### Direction
Find and copy each line of the records where the string "that" shows up.

%%

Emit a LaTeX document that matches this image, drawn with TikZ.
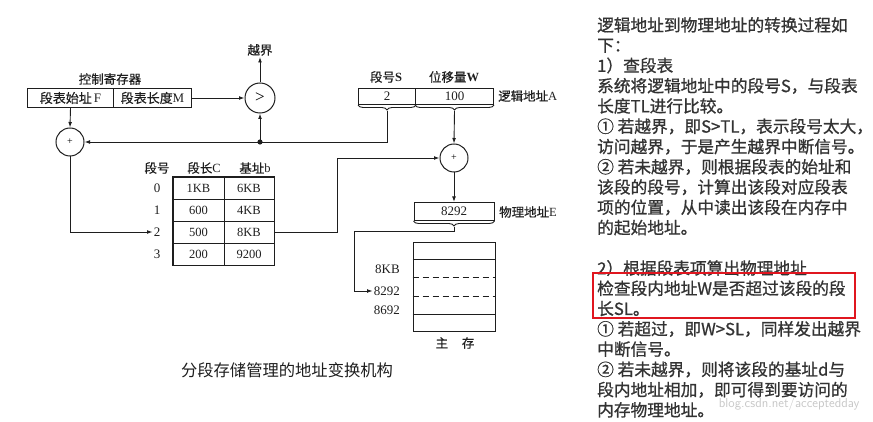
\documentclass[tikz,border=0pt]{standalone}
\usepackage{fontspec}
\setmainfont{Liberation Serif}
\newfontfamily\cjk{Noto Sans CJK SC}
\newfontfamily\cjkb[FakeBold=0.9]{Noto Sans CJK SC}
\newfontfamily\cjkm[FakeBold=0.5]{Noto Sans CJK SC}
\usetikzlibrary{decorations.pathreplacing,arrows.meta,calc}
\definecolor{txt}{HTML}{333333}
\definecolor{ink}{HTML}{1E1E1E}
\definecolor{redbox}{HTML}{E0161F}
\begin{document}
\begin{tikzpicture}[x=1pt,y=-1pt,
  ln/.style={line width=0.9pt, draw=ink},
  arr/.style={ln, -{Latex[length=5.5pt,width=3.8pt]}},
  op/.style={circle, draw=ink, line width=1pt, minimum size=28pt, inner sep=0pt},
  lbl/.style={text=ink, inner sep=1pt, font=\cjkm\fontsize{12.5}{14}\selectfont},
  num/.style={text=ink, inner sep=1pt, font=\fontsize{13}{14}\selectfont},
  fld/.style={draw=ink, line width=1pt, inner sep=0pt, text=ink, font=\fontsize{13}{14}\selectfont},
  cell/.style={draw=ink, line width=0.6pt, minimum height=22pt, inner sep=0pt, text=ink, font=\fontsize{12.5}{14}\selectfont},
  brc/.style={ln, decorate, decoration={brace, mirror, amplitude=5pt}}
]
\useasboundingbox (0,0) rectangle (873,422);

% control register
\node[lbl] (ctl) at (110,79) {控制寄存器};
\node[fld, minimum width=86pt, minimum height=19pt, anchor=north west] (regF) at (27,88) {{\cjkm 段表始址}\,F};
\node[fld, minimum width=78pt, minimum height=19pt, anchor=north west] (regM) at (113,88) {{\cjkm 段表长度}M};

% comparator
\node[op, minimum size=30pt, font=\fontsize{17}{17}\selectfont] (cmp) at (260,98) {>};
\node[lbl] (yj) at (260,50) {越界};
\draw[arr] (regM.east) -- (cmp.west);
\draw[arr] (cmp.north) -- (yj.south);
\coordinate (jn) at (260,142);
\fill[ink] (jn) circle (2.6pt);
\draw[arr] (jn) -- (cmp.south);

% adder 1
\node[op, font=\fontsize{10}{10}\selectfont] (p1) at (70,142) {+};
\draw[arr] (regF.south) -- (p1.north);

% logical address
\node[lbl] (hS) at (386,77) {段号{\rmfamily\bfseries S}};
\node[lbl] (hW) at (454,77) {位移量{\rmfamily\bfseries W}};
\node[fld, minimum width=57pt, minimum height=16pt, anchor=north west] (fS) at (358,88) {2};
\node[fld, minimum width=78pt, minimum height=16pt, anchor=north west] (fW) at (415,88) {100};
\node[lbl, anchor=west] (la) at (497,96) {逻辑地址{\rmfamily A}};
\draw[brc] (fS.south west) -- (fS.south east);
\draw[brc] (fW.south west) -- (fW.south east);
\coordinate (sTip) at ($(fS.south)+(0,6)$);
\coordinate (wTip) at ($(fW.south)+(0,6)$);
\draw[arr] (sTip) |- (p1.east);

% adder 2
\node[op, font=\fontsize{10}{10}\selectfont] (p2) at (454,158) {+};
\draw[arr] (wTip) -- (p2.north);

% segment table
\node[lbl] (hN) at (157,168) {段号};
\node[lbl] (hC) at (204,168) {段长{\rmfamily C}};
\node[lbl] (hB) at (255,168) {基址{\rmfamily b}};
\node[num] (r0) at (157,188) {0};
\node[num] (r1) at (157,210) {1};
\node[num] (r2) at (157,232) {2};
\node[num] (r3) at (157,254) {3};
\node[cell, minimum width=51pt] (c0) at (198.5,188) {1KB};
\node[cell, minimum width=50pt] (b0) at (249,188) {6KB};
\node[cell, minimum width=51pt] (c1) at (198.5,210) {600};
\node[cell, minimum width=50pt] (b1) at (249,210) {4KB};
\node[cell, minimum width=51pt] (c2) at (198.5,232) {500};
\node[cell, minimum width=50pt] (b2) at (249,232) {8KB};
\node[cell, minimum width=51pt] (c3) at (198.5,254) {200};
\node[cell, minimum width=50pt] (b3) at (249,254) {9200};
\draw[draw=ink, line width=1.3pt] (c0.north west) rectangle (b3.south east);
\draw[arr] (p1.south) |- (r2.west);
\coordinate (t1) at (337,158);
\draw[arr] (b2.east) -| (t1) -- (p2.west);

% physical address
\node[fld, minimum width=80pt, minimum height=18pt, anchor=north] (pa) at (454,202) {8292};
\node[lbl, anchor=west] (pe) at (498,212) {物理地址{\rmfamily E}};
\draw[arr] (p2.south) -- (pa.north);
\draw[brc] (pa.south west) -- (pa.south east);
\coordinate (pTip) at ($(pa.south)+(0,6)$);

% main memory
\node[draw=ink, line width=1pt, minimum width=82pt, minimum height=89pt, inner sep=0pt, anchor=north] (mem) at (454,242) {};
\draw[ln, line width=0.8pt] (mem.west |- 0,259) -- (mem.east |- 0,259);
\draw[ln, line width=0.8pt, dash pattern=on 6pt off 4pt] (mem.west |- 0,277) -- (mem.east |- 0,277);
\draw[ln, line width=0.8pt, dash pattern=on 6pt off 4pt] (mem.west |- 0,296) -- (mem.east |- 0,296);
\draw[ln, line width=0.8pt] (mem.west |- 0,314) -- (mem.east |- 0,314);
\node[num, anchor=east] (m1) at (401,269) {8KB};
\node[num, anchor=east] (m2) at (401,291) {8292};
\node[num, anchor=east] (m3) at (401,310) {8692};
\node[lbl] (zc) at (455,343) {主\hspace{1.1em}存};
\coordinate (t2) at (354,231);
\draw[arr] (pTip) |- (t2) |- (m2.west);

% caption
\node[text=ink, font=\cjk\fontsize{16.3}{18}\selectfont] (cap) at (287,370) {分段存储管理的地址变换机构};

% right explanation
\node[anchor=north west, inner sep=0pt, align=left, text=txt, font=\cjkb\fontsize{16.7}{20.26}\selectfont] (rt) at (597,17) {逻辑地址到物理地址的转换过程如\\下：\\1）查段表\\系统将逻辑地址中的段号S，与段表\\长度TL进行比较。\\① 若越界，即S>TL，表示段号太大，\\访问越界，于是产生越界中断信号。\\② 若未越界，则根据段表的始址和\\该段的段号，计算出该段对应段表\\项的位置，从中读出该段在内存中\\的起始地址。\\[20.26pt]2）根据段表项算出物理地址\\检查段内地址W是否超过该段的段\\长SL。\\① 若超过，即W>SL，同样发出越界\\中断信号。\\② 若未越界，则将该段的基址d与\\段内地址相加，即可得到要访问的\\内存物理地址。};
\draw[draw=redbox, line width=2.6pt] (593,273) rectangle (855,318);
\node[anchor=east, text=black!22, font=\fontsize{13}{14}\selectfont\sffamily] (wm) at (863,404) {blog.csdn.net/acceptedday};
\end{tikzpicture}
\end{document}
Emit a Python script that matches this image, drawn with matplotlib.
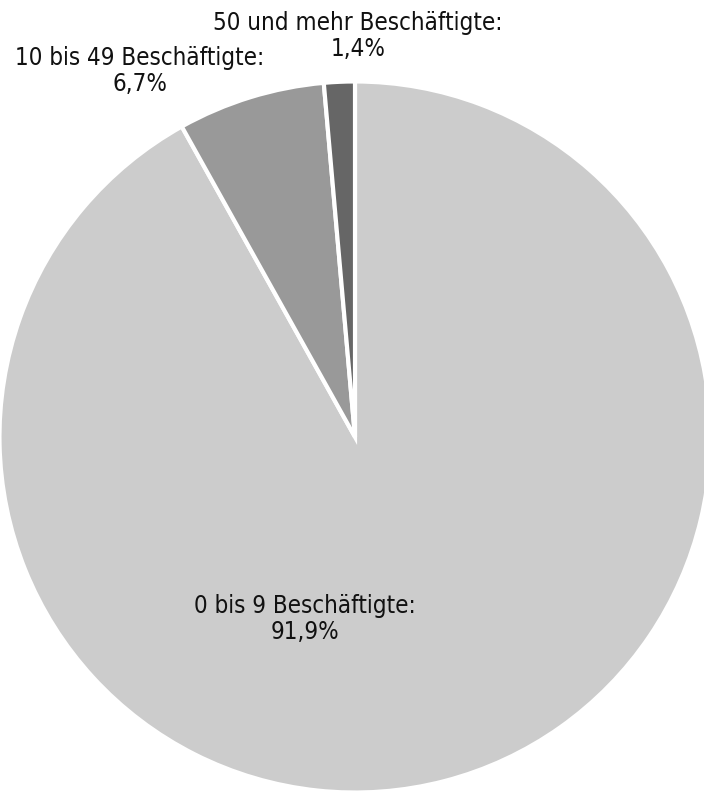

%%

### Task response
Emit a LaTeX document that matches this image, drawn with TikZ.
Emit a Python script that matches this image, drawn with matplotlib.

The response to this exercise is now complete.